## TASK DIRECTIONS
Transcribe all of the material exactly. Any picture in it should be left out.
╔══
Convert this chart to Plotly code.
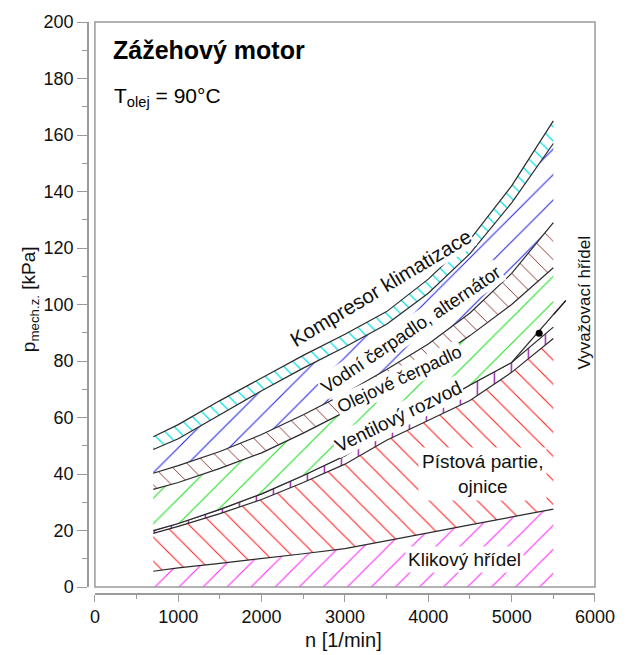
import plotly.graph_objects as go

# Engine speed [1/min] at which the loss components were evaluated
n = [700, 1000, 1500, 2000, 2500, 3000, 3500, 4000, 4500, 5000, 5500]

# Cumulative mechanical loss pressure [kPa] - upper edge of each component band
klikovy_hridel = [5.6, 6.8, 8.4, 10.0, 11.8, 13.6, 16.3, 19.2, 22.0, 24.8, 27.6]
pistova_partie = [19.0, 21.5, 26.0, 31.0, 37.0, 43.5, 52.0, 59.0, 66.0, 76.0, 88.0]
vyvazovaci_hridel = [20.0, 22.5, 27.5, 33.0, 39.5, 46.5, 55.5, 63.0, 71.5, 79.5, 92.0]
rozvod_spodni = [20.0, 22.5, 27.5, 33.0, 39.5, 46.5, 55.5, 63.0, 71.5, 79.5, 96.4]
ventilovy_rozvod = [34.6, 37.0, 42.0, 47.5, 54.5, 62.0, 70.0, 79.0, 89.0, 100.0, 113.0]
olejove_cerpadlo = [40.3, 43.0, 48.0, 54.0, 61.0, 68.5, 77.0, 86.0, 97.0, 111.0, 129.0]
vodni_cerpadlo = [48.7, 52.5, 61.0, 69.5, 77.5, 85.0, 93.0, 104.0, 118.0, 136.0, 157.0]
kompresor = [53.2, 57.5, 66.0, 74.0, 82.0, 89.5, 97.5, 109.0, 123.0, 142.0, 165.0]

# Leader towards the balance-shaft label and its marker point
odkaz_n = [5500, 5650]
odkaz_p = [96.4, 101.4]
bod_n = [5330]
bod_p = [89.8]

x_ticks = [0, 1000, 2000, 3000, 4000, 5000, 6000]
y_ticks = [0, 20, 40, 60, 80, 100, 120, 140, 160, 180, 200]

FONT = "Liberation Sans, Arial, sans-serif"
EDGE = "#2a2a2a"
AXIS = "#9a9a9a"

fig = go.Figure()

bands = [
    (klikovy_hridel, "tozeroy", dict(shape="/", fgcolor="#ff22ff", size=17, solidity=0.06)),
    (pistova_partie, "tonexty", dict(shape="\\", fgcolor="#ff1a1a", size=17, solidity=0.06)),
    (vyvazovaci_hridel, "tonexty", dict(shape="|", fgcolor="#9a30b4", size=17, solidity=0.09)),
    (rozvod_spodni, "tonexty", None),
    (ventilovy_rozvod, "tonexty", dict(shape="/", fgcolor="#1ee01e", size=18, solidity=0.06)),
    (olejove_cerpadlo, "tonexty", dict(shape="\\", fgcolor="#8b2a2a", size=13, solidity=0.07)),
    (vodni_cerpadlo, "tonexty", dict(shape="/", fgcolor="#2626e8", size=18, solidity=0.06)),
    (kompresor, "tonexty", dict(shape="\\", fgcolor="#00e0e8", size=10, solidity=0.12)),
]

for values, fill, pattern in bands:
    kw = dict(x=n, y=values, mode="lines", line=dict(color=EDGE, width=1.2),
              showlegend=False, hoverinfo="skip", fill=fill, fillcolor="white")
    if pattern is not None:
        kw["fillpattern"] = dict(pattern, bgcolor="white", fgopacity=1)
    fig.add_trace(go.Scatter(**kw))

fig.add_trace(go.Scatter(x=odkaz_n, y=odkaz_p, mode="lines",
                         line=dict(color="#111", width=1.4),
                         showlegend=False, hoverinfo="skip"))
fig.add_trace(go.Scatter(x=bod_n, y=bod_p, mode="markers",
                         marker=dict(color="#000", size=7),
                         showlegend=False, hoverinfo="skip"))


def label(text, x, y, angle=0, size=19, pad=1):
    fig.add_annotation(text=text, x=x, y=y, xref="x", yref="y", showarrow=False,
                       textangle=angle, bgcolor="white", borderpad=pad,
                       font=dict(family=FONT, size=size, color="#111"))


label("Kompresor klimatizace", 3430, 106.0, -31, size=20.5)
label("Vodní čerpadlo, alternátor", 3790, 91.0, -34, size=18.5)
label("Olejové čerpadlo", 3660, 73.5, -25, size=18)
label("Ventilový rozvod", 3640, 60.5, -26, size=19)
label("Pístová partie,<br>ojnice", 4650, 40.0, 0, size=19, pad=3)
label("Klikový hřídel", 4440, 9.8, 0, size=19, pad=2)
fig.add_annotation(text="Vyvažovací hřídel", x=5880, y=100.7, xref="x", yref="y",
                   showarrow=False, textangle=-90,
                   font=dict(family=FONT, size=17, color="#111"))

# heading inside the frame
fig.add_annotation(text="<b>Zážehový motor</b>", x=190, y=190.0, xref="x", yref="y",
                   xanchor="left", yanchor="middle", showarrow=False,
                   font=dict(family=FONT, size=25, color="#000"))
fig.add_annotation(text="T<sub>olej</sub> = 90°C", x=200, y=173.3, xref="x", yref="y",
                   xanchor="left", yanchor="middle", showarrow=False,
                   font=dict(family=FONT, size=21, color="#000"))

# axis titles
fig.add_annotation(text="p<sub>mech.z.</sub> [kPa]", x=-0.113, y=0.515,
                   xref="paper", yref="paper", xanchor="center", yanchor="middle",
                   showarrow=False, textangle=-90,
                   font=dict(family=FONT, size=19, color="#111"))
fig.add_annotation(text="n [1/min]", x=0.503, y=-0.08, xref="paper", yref="paper",
                   xanchor="center", yanchor="middle",
                   showarrow=False, font=dict(family=FONT, size=20, color="#111"))

# plot frame
fig.add_shape(type="rect", xref="x domain", yref="y domain", x0=0, x1=1, y0=0, y1=1,
              line=dict(color=AXIS, width=1.5), layer="above")

fig.update_xaxes(range=[0, 6000], domain=[0.0136, 1], anchor="free", position=0,
                 tickvals=x_ticks, ticks="outside", ticklen=7, tickwidth=1.2,
                 tickcolor=AXIS, showline=True, linecolor=AXIS, linewidth=1.5,
                 showgrid=False, zeroline=False,
                 minor=dict(dtick=500, ticks="outside", ticklen=4, tickcolor=AXIS, showgrid=False),
                 tickfont=dict(family=FONT, size=18, color="#111"))
fig.update_yaxes(range=[0, 200], domain=[0.0121, 1], anchor="free", position=0,
                 tickvals=y_ticks, ticks="outside", ticklen=10, tickwidth=1.2,
                 tickcolor=AXIS, showline=True, linecolor=AXIS, linewidth=1.5,
                 showgrid=False, zeroline=False,
                 minor=dict(dtick=10, ticks="outside", ticklen=5, tickcolor=AXIS, showgrid=False),
                 tickfont=dict(family=FONT, size=18, color="#111"))

fig.update_layout(width=627, height=655, margin=dict(l=88, r=26, t=17, b=61),
                  paper_bgcolor="white", plot_bgcolor="white")

fig.write_html("out.html")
╚══
## OUTPUT FOR THIS TASK
Convert this chart to Plotly code.
import plotly.graph_objects as go

# Engine speed [1/min] at which the loss components were evaluated
n = [700, 1000, 1500, 2000, 2500, 3000, 3500, 4000, 4500, 5000, 5500]

# Cumulative mechanical loss pressure [kPa] - upper edge of each component band
klikovy_hridel = [5.6, 6.8, 8.4, 10.0, 11.8, 13.6, 16.3, 19.2, 22.0, 24.8, 27.6]
pistova_partie = [19.0, 21.5, 26.0, 31.0, 37.0, 43.5, 52.0, 59.0, 66.0, 76.0, 88.0]
vyvazovaci_hridel = [20.0, 22.5, 27.5, 33.0, 39.5, 46.5, 55.5, 63.0, 71.5, 79.5, 92.0]
rozvod_spodni = [20.0, 22.5, 27.5, 33.0, 39.5, 46.5, 55.5, 63.0, 71.5, 79.5, 96.4]
ventilovy_rozvod = [34.6, 37.0, 42.0, 47.5, 54.5, 62.0, 70.0, 79.0, 89.0, 100.0, 113.0]
olejove_cerpadlo = [40.3, 43.0, 48.0, 54.0, 61.0, 68.5, 77.0, 86.0, 97.0, 111.0, 129.0]
vodni_cerpadlo = [48.7, 52.5, 61.0, 69.5, 77.5, 85.0, 93.0, 104.0, 118.0, 136.0, 157.0]
kompresor = [53.2, 57.5, 66.0, 74.0, 82.0, 89.5, 97.5, 109.0, 123.0, 142.0, 165.0]

# Leader towards the balance-shaft label and its marker point
odkaz_n = [5500, 5650]
odkaz_p = [96.4, 101.4]
bod_n = [5330]
bod_p = [89.8]

x_ticks = [0, 1000, 2000, 3000, 4000, 5000, 6000]
y_ticks = [0, 20, 40, 60, 80, 100, 120, 140, 160, 180, 200]

FONT = "Liberation Sans, Arial, sans-serif"
EDGE = "#2a2a2a"
AXIS = "#9a9a9a"

fig = go.Figure()

bands = [
    (klikovy_hridel, "tozeroy", dict(shape="/", fgcolor="#ff22ff", size=17, solidity=0.06)),
    (pistova_partie, "tonexty", dict(shape="\\", fgcolor="#ff1a1a", size=17, solidity=0.06)),
    (vyvazovaci_hridel, "tonexty", dict(shape="|", fgcolor="#9a30b4", size=17, solidity=0.09)),
    (rozvod_spodni, "tonexty", None),
    (ventilovy_rozvod, "tonexty", dict(shape="/", fgcolor="#1ee01e", size=18, solidity=0.06)),
    (olejove_cerpadlo, "tonexty", dict(shape="\\", fgcolor="#8b2a2a", size=13, solidity=0.07)),
    (vodni_cerpadlo, "tonexty", dict(shape="/", fgcolor="#2626e8", size=18, solidity=0.06)),
    (kompresor, "tonexty", dict(shape="\\", fgcolor="#00e0e8", size=10, solidity=0.12)),
]

for values, fill, pattern in bands:
    kw = dict(x=n, y=values, mode="lines", line=dict(color=EDGE, width=1.2),
              showlegend=False, hoverinfo="skip", fill=fill, fillcolor="white")
    if pattern is not None:
        kw["fillpattern"] = dict(pattern, bgcolor="white", fgopacity=1)
    fig.add_trace(go.Scatter(**kw))

fig.add_trace(go.Scatter(x=odkaz_n, y=odkaz_p, mode="lines",
                         line=dict(color="#111", width=1.4),
                         showlegend=False, hoverinfo="skip"))
fig.add_trace(go.Scatter(x=bod_n, y=bod_p, mode="markers",
                         marker=dict(color="#000", size=7),
                         showlegend=False, hoverinfo="skip"))


def label(text, x, y, angle=0, size=19, pad=1):
    fig.add_annotation(text=text, x=x, y=y, xref="x", yref="y", showarrow=False,
                       textangle=angle, bgcolor="white", borderpad=pad,
                       font=dict(family=FONT, size=size, color="#111"))


label("Kompresor klimatizace", 3430, 106.0, -31, size=20.5)
label("Vodní čerpadlo, alternátor", 3790, 91.0, -34, size=18.5)
label("Olejové čerpadlo", 3660, 73.5, -25, size=18)
label("Ventilový rozvod", 3640, 60.5, -26, size=19)
label("Pístová partie,<br>ojnice", 4650, 40.0, 0, size=19, pad=3)
label("Klikový hřídel", 4440, 9.8, 0, size=19, pad=2)
fig.add_annotation(text="Vyvažovací hřídel", x=5880, y=100.7, xref="x", yref="y",
                   showarrow=False, textangle=-90,
                   font=dict(family=FONT, size=17, color="#111"))

# heading inside the frame
fig.add_annotation(text="<b>Zážehový motor</b>", x=190, y=190.0, xref="x", yref="y",
                   xanchor="left", yanchor="middle", showarrow=False,
                   font=dict(family=FONT, size=25, color="#000"))
fig.add_annotation(text="T<sub>olej</sub> = 90°C", x=200, y=173.3, xref="x", yref="y",
                   xanchor="left", yanchor="middle", showarrow=False,
                   font=dict(family=FONT, size=21, color="#000"))

# axis titles
fig.add_annotation(text="p<sub>mech.z.</sub> [kPa]", x=-0.113, y=0.515,
                   xref="paper", yref="paper", xanchor="center", yanchor="middle",
                   showarrow=False, textangle=-90,
                   font=dict(family=FONT, size=19, color="#111"))
fig.add_annotation(text="n [1/min]", x=0.503, y=-0.08, xref="paper", yref="paper",
                   xanchor="center", yanchor="middle",
                   showarrow=False, font=dict(family=FONT, size=20, color="#111"))

# plot frame
fig.add_shape(type="rect", xref="x domain", yref="y domain", x0=0, x1=1, y0=0, y1=1,
              line=dict(color=AXIS, width=1.5), layer="above")

fig.update_xaxes(range=[0, 6000], domain=[0.0136, 1], anchor="free", position=0,
                 tickvals=x_ticks, ticks="outside", ticklen=7, tickwidth=1.2,
                 tickcolor=AXIS, showline=True, linecolor=AXIS, linewidth=1.5,
                 showgrid=False, zeroline=False,
                 minor=dict(dtick=500, ticks="outside", ticklen=4, tickcolor=AXIS, showgrid=False),
                 tickfont=dict(family=FONT, size=18, color="#111"))
fig.update_yaxes(range=[0, 200], domain=[0.0121, 1], anchor="free", position=0,
                 tickvals=y_ticks, ticks="outside", ticklen=10, tickwidth=1.2,
                 tickcolor=AXIS, showline=True, linecolor=AXIS, linewidth=1.5,
                 showgrid=False, zeroline=False,
                 minor=dict(dtick=10, ticks="outside", ticklen=5, tickcolor=AXIS, showgrid=False),
                 tickfont=dict(family=FONT, size=18, color="#111"))

fig.update_layout(width=627, height=655, margin=dict(l=88, r=26, t=17, b=61),
                  paper_bgcolor="white", plot_bgcolor="white")

fig.write_html("out.html")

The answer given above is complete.